Cosa succede nei casi di omesso pagamento dell’assegno di mantenimento
Spesso accade che il coniuge oberato dall’assegno di mantenimento sia inadempiente all’obbligo e l’altro coniuge può agire in due modi diversi. Può presentare una lettera di messa in mora e in caso di esito negativo, può avviare un’azione esecutiva in quanto la sentenza di separazione che certifica il diritto all’assegno costituisce titolo esecutivo. Dunque, si ha la facoltà di notificare un atto di precetto, al quale seguirà il pignoramento dei beni.
In alternativa, si ha la possibilità si richiedere il sequestro dei beni del coniuge obbligato o ci si può rivolgere al giudice affinché questo ordini al terzo, creditore del debito (per esempio il datore di lavoro che deve lo stipendio) di corrispondere la cifra direttamente al coniuge beneficiario.
In aggiunta, il mancato pagamento dell’assegno di mantenimento può rappresentare una fattispecie di reato in quanto si tratta di “violazione degli obblighi di assistenza familiare in caso di separazione o di scioglimento del matrimonio” (art. 570 bis c.p.). Le pene previste in tali casi sono la reclusione fino ad un anno e una multa pecuniaria che va da 103 a 1.032 euro.

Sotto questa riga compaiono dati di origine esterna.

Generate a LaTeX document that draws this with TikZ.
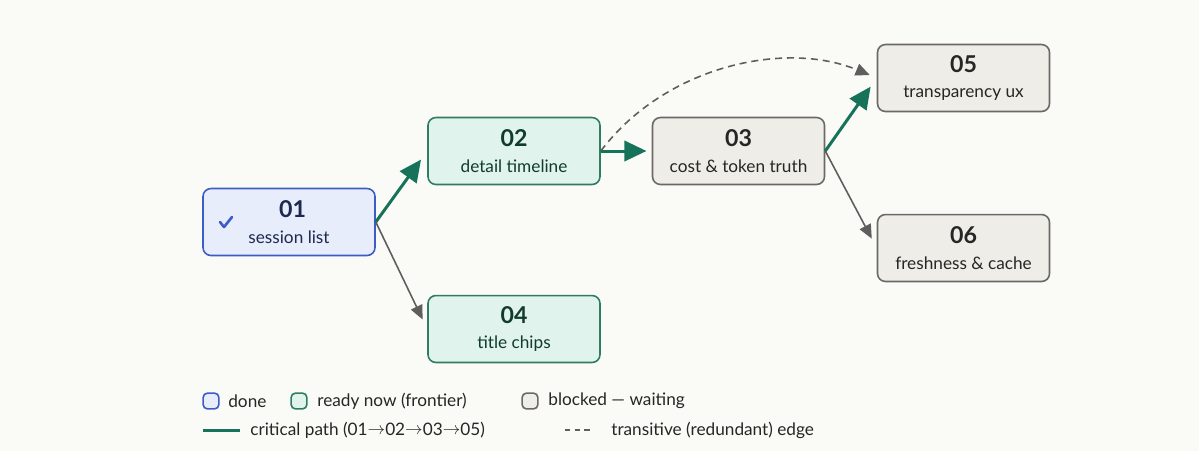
\documentclass[tikz,border=0pt]{standalone}
\usepackage{fontspec}
\setmainfont{Lato}
\usetikzlibrary{arrows.meta}
\definecolor{bg}{HTML}{FAFAF7}
\definecolor{bluefill}{HTML}{E7EDFA}
\definecolor{blueline}{HTML}{3C5CC6}
\definecolor{bluetext}{HTML}{1C2A4E}
\definecolor{greenfill}{HTML}{E0F3EC}
\definecolor{greenline}{HTML}{2F7C62}
\definecolor{greentext}{HTML}{113B2E}
\definecolor{grayfill}{HTML}{EFEDE8}
\definecolor{grayline}{HTML}{6A6965}
\definecolor{graytext}{HTML}{262624}
\definecolor{crit}{HTML}{16735A}
\definecolor{soft}{HTML}{5E5E5C}
\tikzset{
  box/.style={draw, rounded corners=4.5pt, minimum width=97.9pt, minimum height=38.1pt,
    line width=0.9pt, align=center, inner sep=0pt},
  donebox/.style={box, fill=bluefill, draw=blueline, text=bluetext},
  readybox/.style={box, fill=greenfill, draw=greenline, text=greentext},
  blockedbox/.style={box, fill=grayfill, draw=grayline, text=graytext},
  critedge/.style={draw=crit, line width=1.7pt, -{Triangle[length=12.5pt,width=11.5pt]}},
  softedge/.style={draw=soft, line width=0.9pt, -{Triangle[length=8pt,width=7pt]}},
  transedge/.style={draw=soft, line width=0.9pt, dash pattern=on 4pt off 2.8pt, -{Triangle[length=8pt,width=7pt]}},
  legtext/.style={anchor=west, inner sep=0pt, font=\fontsize{9.8}{12}\selectfont, text=graytext},
  legbox/.style={draw, rounded corners=2.5pt, minimum size=9pt, inner sep=0pt, line width=0.9pt},
}
\newcommand{\boxtext}[2]{{\fontsize{13.2}{15}\selectfont\bfseries #1}\\[2.6pt]{\fontsize{9.8}{12}\selectfont #2}}
\begin{document}
\begin{tikzpicture}[x=0.02cm,y=-0.02cm]
\useasboundingbox (0,0) rectangle (1199,451);
\fill[bg] (0,0) rectangle (1199,451);

\node[donebox] (n01) at (289,222) {\hspace*{4pt}\boxtext{01}{session list}};
\node[readybox] (n02) at (514,151) {\boxtext{02}{detail timeline}};
\node[blockedbox] (n03) at (738.5,151) {\boxtext{03}{cost \& token truth}};
\node[readybox] (n04) at (514,329) {\boxtext{04}{title chips}};
\node[blockedbox] (n05) at (963.5,78) {\boxtext{05}{transparency ux}};
\node[blockedbox] (n06) at (963.5,248) {\boxtext{06}{freshness \& cache}};

% check mark
\coordinate (ck) at (226,222);
\draw[blueline, line width=1.5pt, line cap=round, line join=round]
  ([shift={(-6,0)}]ck) -- ([shift={(-2,5)}]ck) -- ([shift={(6,-5)}]ck);

% edges
\draw[transedge] (n02.east) .. controls (665,66) and (785,40) .. ([shift={(-7,-3)}]n05.west);
\draw[critedge, shorten >=6pt] (n01.east) -- (n02.west);
\draw[softedge, shorten >=6pt] (n01.east) -- (n04.west);
\draw[critedge, shorten >=3pt] (n02.east) -- (n03.west);
\draw[critedge, shorten >=6pt] (n03.east) -- (n05.west);
\draw[softedge, shorten >=6pt] (n03.east) -- (n06.west);

% legend
\node[legbox, fill=bluefill, draw=blueline] (l1) at (211,401) {};
\node[legtext] (t1) at (228,401) {done};
\node[legbox, fill=greenfill, draw=greenline] (l2) at (299,401) {};
\node[legtext] (t2) at (317,401) {ready now (frontier)};
\node[legbox, fill=grayfill, draw=grayline] (l3) at (530,401) {};
\node[legtext] (t3) at (548,401) {blocked — waiting};
\coordinate (c1) at (203,430);
\coordinate (c2) at (240,430);
\draw[crit, line width=1.7pt] (c1) -- (c2);
\node[legtext] (t4) at (250,430) {critical path (01\raisebox{0.5pt}{$\to$}02\raisebox{0.5pt}{$\to$}03\raisebox{0.5pt}{$\to$}05)};
\coordinate (d1) at (565,430);
\coordinate (d2) at (592,430);
\draw[soft, line width=0.9pt, dash pattern=on 3pt off 2.5pt] (d1) -- (d2);
\node[legtext] (t5) at (611,430) {transitive (redundant) edge};
\end{tikzpicture}
\end{document}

Assegno di mantenimento e assegno divorzile
Accade di frequente che assegno di mantenimento e assegno divorzile siano considerati sinonimi, ma in realtà sono due istituti giuridici differenti. L’assegno di mantenimento viene concesso come esito di un procedimento di separazione, nel quale il vincolo matrimoniale è solo attenuato, ma ancora permanente ed è dovuto sin dal momento della richiesta.
Invece l’assegno divorzile (art. 433 c.c.), viene riconosciuto come esito del procedimento di divorzio, quando il vincolo coniugale è sciolto definitivamente. Tale contributo economico è corrisposto a partire dal passaggio in giudicato della sentenza, ma il giudice ha la facoltà di disporre che l’obbligo abbia effetto sin dal momento della domanda. L’assegno divorzile è noto come alimenti o assegno alimentare e ne ha diritto anche il coniuge al quale è stata addebitata la separazione.